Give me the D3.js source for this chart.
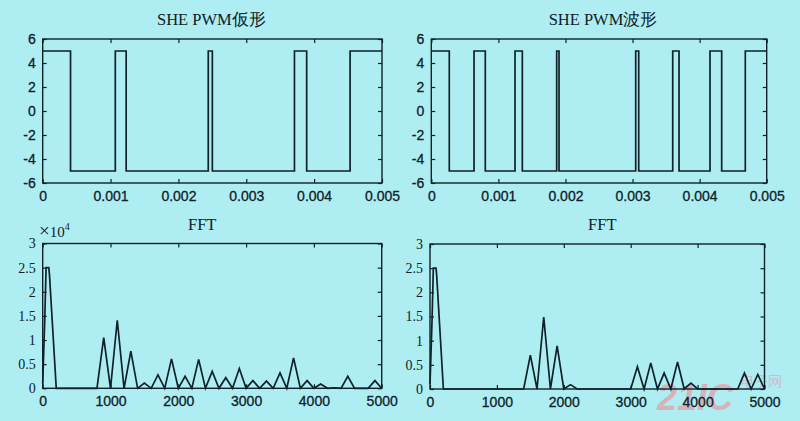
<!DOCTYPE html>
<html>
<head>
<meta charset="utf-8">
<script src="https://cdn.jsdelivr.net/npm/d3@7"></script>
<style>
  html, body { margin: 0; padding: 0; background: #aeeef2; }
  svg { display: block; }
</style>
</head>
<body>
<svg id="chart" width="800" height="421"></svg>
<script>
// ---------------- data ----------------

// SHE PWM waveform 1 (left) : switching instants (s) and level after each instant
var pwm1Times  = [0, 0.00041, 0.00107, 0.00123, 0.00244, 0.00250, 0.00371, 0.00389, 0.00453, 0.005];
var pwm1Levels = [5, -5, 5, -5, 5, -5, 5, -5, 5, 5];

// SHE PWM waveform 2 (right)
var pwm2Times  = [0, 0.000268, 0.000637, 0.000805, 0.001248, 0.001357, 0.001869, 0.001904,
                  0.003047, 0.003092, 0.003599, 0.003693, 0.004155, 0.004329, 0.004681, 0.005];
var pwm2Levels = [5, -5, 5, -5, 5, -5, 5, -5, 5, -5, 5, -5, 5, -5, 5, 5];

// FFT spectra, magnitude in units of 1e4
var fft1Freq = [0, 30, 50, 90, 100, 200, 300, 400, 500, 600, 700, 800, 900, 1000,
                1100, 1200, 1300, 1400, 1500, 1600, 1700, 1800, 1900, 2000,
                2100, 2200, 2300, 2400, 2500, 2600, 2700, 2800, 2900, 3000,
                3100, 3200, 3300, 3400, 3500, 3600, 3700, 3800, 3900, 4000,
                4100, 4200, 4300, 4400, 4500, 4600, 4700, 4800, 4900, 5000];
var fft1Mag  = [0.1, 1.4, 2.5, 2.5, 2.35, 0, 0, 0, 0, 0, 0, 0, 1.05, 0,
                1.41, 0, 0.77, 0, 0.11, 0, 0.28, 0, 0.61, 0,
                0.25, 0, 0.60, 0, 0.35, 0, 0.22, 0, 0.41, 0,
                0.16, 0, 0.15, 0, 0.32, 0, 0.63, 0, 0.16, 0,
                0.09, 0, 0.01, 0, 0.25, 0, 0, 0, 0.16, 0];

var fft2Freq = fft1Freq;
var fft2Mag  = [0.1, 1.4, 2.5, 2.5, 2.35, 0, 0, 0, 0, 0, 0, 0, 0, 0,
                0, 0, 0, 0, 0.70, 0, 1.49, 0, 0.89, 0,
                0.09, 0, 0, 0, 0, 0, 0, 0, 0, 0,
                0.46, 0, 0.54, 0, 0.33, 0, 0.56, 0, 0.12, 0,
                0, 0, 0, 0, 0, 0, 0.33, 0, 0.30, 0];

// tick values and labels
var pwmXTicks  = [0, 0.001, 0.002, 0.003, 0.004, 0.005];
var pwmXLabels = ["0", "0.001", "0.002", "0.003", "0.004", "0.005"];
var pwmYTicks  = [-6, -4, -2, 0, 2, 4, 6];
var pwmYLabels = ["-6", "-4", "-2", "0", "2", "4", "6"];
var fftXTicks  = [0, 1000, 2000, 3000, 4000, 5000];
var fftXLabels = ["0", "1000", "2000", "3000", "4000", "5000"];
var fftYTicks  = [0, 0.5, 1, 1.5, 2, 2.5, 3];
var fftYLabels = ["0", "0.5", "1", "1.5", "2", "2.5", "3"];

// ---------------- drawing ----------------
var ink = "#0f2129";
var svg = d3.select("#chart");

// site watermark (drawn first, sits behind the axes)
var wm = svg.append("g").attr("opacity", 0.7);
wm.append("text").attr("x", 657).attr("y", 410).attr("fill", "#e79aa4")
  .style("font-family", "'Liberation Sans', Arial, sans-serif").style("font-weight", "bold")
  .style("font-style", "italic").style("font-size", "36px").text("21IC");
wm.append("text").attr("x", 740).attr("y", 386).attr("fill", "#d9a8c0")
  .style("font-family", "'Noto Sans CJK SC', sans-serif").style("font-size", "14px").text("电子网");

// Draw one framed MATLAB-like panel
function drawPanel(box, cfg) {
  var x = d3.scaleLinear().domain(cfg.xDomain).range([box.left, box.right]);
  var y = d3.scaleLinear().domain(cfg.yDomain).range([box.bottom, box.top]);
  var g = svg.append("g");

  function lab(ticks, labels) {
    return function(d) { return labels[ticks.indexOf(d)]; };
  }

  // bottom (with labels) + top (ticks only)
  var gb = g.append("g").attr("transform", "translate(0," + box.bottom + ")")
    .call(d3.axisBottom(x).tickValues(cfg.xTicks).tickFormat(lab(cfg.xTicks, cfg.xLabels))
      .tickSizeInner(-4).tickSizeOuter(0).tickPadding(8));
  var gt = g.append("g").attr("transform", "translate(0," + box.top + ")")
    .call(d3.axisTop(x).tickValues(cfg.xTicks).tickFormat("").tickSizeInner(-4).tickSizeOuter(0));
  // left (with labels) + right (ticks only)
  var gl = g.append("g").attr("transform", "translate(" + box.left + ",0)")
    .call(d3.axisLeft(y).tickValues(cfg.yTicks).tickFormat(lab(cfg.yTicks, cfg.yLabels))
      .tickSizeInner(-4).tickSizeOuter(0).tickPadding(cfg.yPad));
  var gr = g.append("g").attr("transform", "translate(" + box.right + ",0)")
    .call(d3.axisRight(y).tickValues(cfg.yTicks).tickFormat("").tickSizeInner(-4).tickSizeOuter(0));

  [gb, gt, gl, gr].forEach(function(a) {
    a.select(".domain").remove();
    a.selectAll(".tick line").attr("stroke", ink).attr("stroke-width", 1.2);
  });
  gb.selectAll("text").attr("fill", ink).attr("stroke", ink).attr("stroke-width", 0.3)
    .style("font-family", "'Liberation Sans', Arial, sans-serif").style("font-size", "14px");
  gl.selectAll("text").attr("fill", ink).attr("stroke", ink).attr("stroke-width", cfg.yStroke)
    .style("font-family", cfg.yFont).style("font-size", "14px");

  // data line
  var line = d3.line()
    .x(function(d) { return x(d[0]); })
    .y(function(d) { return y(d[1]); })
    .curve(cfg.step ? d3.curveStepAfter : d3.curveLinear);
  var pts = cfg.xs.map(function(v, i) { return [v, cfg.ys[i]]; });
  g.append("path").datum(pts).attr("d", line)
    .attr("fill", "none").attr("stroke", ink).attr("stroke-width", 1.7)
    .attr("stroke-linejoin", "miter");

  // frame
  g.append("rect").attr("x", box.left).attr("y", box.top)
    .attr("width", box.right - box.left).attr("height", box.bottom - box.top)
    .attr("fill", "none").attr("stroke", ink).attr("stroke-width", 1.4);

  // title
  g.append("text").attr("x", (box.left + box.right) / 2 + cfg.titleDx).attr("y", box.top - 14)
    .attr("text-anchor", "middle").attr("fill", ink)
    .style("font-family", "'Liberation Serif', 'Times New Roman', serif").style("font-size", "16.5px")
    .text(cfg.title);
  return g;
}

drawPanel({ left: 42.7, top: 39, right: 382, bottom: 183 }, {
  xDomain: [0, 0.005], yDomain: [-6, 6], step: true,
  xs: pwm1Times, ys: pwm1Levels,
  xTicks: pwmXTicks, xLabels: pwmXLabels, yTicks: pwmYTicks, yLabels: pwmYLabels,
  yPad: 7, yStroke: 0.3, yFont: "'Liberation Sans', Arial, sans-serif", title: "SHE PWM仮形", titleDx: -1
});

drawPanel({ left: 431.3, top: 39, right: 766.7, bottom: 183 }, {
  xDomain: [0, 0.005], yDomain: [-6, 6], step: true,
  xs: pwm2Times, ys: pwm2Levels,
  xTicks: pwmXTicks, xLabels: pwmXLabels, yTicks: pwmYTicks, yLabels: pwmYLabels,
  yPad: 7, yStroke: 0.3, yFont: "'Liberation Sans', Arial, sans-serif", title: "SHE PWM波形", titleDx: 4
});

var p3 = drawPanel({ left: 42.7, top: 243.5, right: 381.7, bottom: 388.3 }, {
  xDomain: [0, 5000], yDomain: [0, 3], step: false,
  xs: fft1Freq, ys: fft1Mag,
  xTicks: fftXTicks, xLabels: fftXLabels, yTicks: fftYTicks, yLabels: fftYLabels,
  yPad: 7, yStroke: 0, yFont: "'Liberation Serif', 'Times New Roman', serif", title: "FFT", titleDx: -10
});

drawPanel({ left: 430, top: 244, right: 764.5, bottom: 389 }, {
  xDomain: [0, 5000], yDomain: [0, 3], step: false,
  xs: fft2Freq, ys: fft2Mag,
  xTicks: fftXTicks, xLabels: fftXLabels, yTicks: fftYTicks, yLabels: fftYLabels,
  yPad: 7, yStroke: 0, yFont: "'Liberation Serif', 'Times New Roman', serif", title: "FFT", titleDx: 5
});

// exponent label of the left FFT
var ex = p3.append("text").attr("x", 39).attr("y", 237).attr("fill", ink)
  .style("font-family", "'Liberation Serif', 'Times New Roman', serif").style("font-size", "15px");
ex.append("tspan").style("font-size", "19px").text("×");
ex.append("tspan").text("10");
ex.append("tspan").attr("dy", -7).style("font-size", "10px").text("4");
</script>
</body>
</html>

» **OBJECTIVE**
Locate each line containing the string "chart" and show it.

» **FINAL ANSWER**
Give me the D3.js source for this chart.
<svg id="chart" width="800" height="421"></svg>
var svg = d3.select("#chart");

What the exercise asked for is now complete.